Since my parents currently live in Tennessee, the Bell Witch story has been a frequent source of conversation between myself and my mother, though neither of us have visited the site yet (as we hope to one day do it together). I know actually very little about the story, other than the blips I've seen on other supernatural documentaries on TV, so the horrible dramatic reenactments are all I have to really go on here. I've had this particular book on my shelf for at least four or five years, so it was about time I read it.
The book is meant to be a first person account by Richard Powell, a teacher and politician in Adams, TN in the early nineteenth-century. He falls for John Bell's daughter, Elizabeth, and so is interested in the strange occurrences at her house not only out of fascination of the supernatural but because he also hopes to get in her pants one day. Old Kate is allegedly the Bell Witch, a poltergeist that starts by pulling the blankets off the sleeping children but then eventually grows so powerful as to beat poor Betsy with her invisible hands. Powell here transcribes the events that occurred at the Bell home - some told him by members of the family or other eyewitnesses, and some seen and experienced by himself.

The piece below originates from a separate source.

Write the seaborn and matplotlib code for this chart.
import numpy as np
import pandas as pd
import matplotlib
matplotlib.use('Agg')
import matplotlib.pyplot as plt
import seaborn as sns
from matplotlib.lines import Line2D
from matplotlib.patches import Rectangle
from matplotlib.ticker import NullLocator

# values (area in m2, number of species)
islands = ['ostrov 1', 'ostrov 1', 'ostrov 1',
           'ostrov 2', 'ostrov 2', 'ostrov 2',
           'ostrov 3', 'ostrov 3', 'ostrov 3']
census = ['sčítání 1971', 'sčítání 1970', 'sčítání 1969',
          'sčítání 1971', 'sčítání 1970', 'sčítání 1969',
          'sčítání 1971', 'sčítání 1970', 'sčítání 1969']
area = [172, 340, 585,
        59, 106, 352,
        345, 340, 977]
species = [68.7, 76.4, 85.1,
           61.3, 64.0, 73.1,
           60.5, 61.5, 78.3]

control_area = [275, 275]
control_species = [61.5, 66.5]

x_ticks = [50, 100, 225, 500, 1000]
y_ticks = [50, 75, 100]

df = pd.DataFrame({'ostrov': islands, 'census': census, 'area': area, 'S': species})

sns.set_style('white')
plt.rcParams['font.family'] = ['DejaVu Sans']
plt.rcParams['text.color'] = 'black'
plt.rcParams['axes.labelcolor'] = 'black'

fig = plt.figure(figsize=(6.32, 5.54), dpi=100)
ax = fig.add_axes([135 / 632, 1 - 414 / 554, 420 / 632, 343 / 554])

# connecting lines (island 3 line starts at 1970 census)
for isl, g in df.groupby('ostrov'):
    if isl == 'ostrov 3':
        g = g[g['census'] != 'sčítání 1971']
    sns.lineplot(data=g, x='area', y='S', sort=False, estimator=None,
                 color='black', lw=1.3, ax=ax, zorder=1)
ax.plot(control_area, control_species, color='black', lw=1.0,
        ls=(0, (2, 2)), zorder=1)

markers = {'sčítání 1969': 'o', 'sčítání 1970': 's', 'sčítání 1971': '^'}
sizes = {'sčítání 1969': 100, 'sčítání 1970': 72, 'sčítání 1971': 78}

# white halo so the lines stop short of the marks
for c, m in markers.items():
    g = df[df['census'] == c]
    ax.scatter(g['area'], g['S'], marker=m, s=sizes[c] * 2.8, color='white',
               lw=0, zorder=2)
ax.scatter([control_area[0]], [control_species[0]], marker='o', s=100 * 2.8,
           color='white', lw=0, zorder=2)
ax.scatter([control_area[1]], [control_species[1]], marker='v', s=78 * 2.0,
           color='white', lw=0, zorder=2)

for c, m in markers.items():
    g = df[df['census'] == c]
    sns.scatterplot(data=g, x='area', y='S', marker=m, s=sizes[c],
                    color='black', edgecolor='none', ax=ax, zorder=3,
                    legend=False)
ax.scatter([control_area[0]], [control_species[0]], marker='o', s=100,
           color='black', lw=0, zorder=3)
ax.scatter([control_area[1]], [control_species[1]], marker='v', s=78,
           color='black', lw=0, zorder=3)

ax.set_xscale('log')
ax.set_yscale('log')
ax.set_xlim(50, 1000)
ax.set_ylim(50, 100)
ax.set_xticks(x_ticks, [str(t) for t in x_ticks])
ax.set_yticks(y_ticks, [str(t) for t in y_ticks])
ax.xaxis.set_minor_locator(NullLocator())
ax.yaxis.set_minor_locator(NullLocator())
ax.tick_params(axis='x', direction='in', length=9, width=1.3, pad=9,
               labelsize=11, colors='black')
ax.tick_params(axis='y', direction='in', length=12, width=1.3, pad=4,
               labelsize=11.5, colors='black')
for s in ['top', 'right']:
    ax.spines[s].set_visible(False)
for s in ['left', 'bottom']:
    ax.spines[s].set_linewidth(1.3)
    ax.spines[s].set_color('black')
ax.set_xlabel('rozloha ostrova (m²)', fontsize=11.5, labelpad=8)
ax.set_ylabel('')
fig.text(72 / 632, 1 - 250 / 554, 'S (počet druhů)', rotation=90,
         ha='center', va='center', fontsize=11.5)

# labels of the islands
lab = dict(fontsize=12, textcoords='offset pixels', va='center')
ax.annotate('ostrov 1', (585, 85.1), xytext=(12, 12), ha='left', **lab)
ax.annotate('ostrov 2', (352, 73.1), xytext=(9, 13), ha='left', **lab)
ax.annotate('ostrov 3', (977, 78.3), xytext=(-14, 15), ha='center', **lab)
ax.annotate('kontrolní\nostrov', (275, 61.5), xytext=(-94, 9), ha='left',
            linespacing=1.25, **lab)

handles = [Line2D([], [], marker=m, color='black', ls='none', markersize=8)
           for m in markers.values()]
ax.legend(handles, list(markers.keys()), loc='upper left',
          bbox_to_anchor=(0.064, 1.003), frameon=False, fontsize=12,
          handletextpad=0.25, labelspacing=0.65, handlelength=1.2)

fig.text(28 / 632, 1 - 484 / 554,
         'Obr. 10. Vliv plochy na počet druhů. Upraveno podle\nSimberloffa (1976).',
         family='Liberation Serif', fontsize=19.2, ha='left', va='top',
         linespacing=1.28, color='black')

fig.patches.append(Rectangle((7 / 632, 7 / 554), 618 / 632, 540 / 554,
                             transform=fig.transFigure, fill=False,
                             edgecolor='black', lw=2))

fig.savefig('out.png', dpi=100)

The real trick here is honestly there is a lot of dialogue. Even in the situations where someone told someone who told Powell about an event that happened, the dialogue is almost flawless, and the story is told in such a way that seems rather firm and decided. We have seen today what happens when authors try to pass off fiction as truth (ahem, James Frey), and while reading The Bell Witch I felt very similar as I did while reading A Million Little Pieces... that while perhaps written semi-well, the dude has an impeccable memory! The fact that Powell also wanted to jump Betsy's bones makes one question whether or not he was even telling the whole story, or if he went along with what Betsy told him, or that love is just blind, even when the object of one's affections is stark, raving mad.
Food for thought. Until I do more reading on the Bell witch, I hesitate to base any knowledge directly on this text. On the cover of the book, Fangoria claims that it's hard to put the book down, or something to that affect. I found that the only reason this was so is that it was written as one text (allegedly a letter from Powell to his daughter explaining these experiences), with no breaks or chapters. The only reason I didn't want to put the book down was out of fear that I wouldn't be able to find my place again. And while it's a quick read, I found it more tedious than riveting, having to hear the same story told over in different ways and wishing Powell and Betsy would just fuck and get it over with already.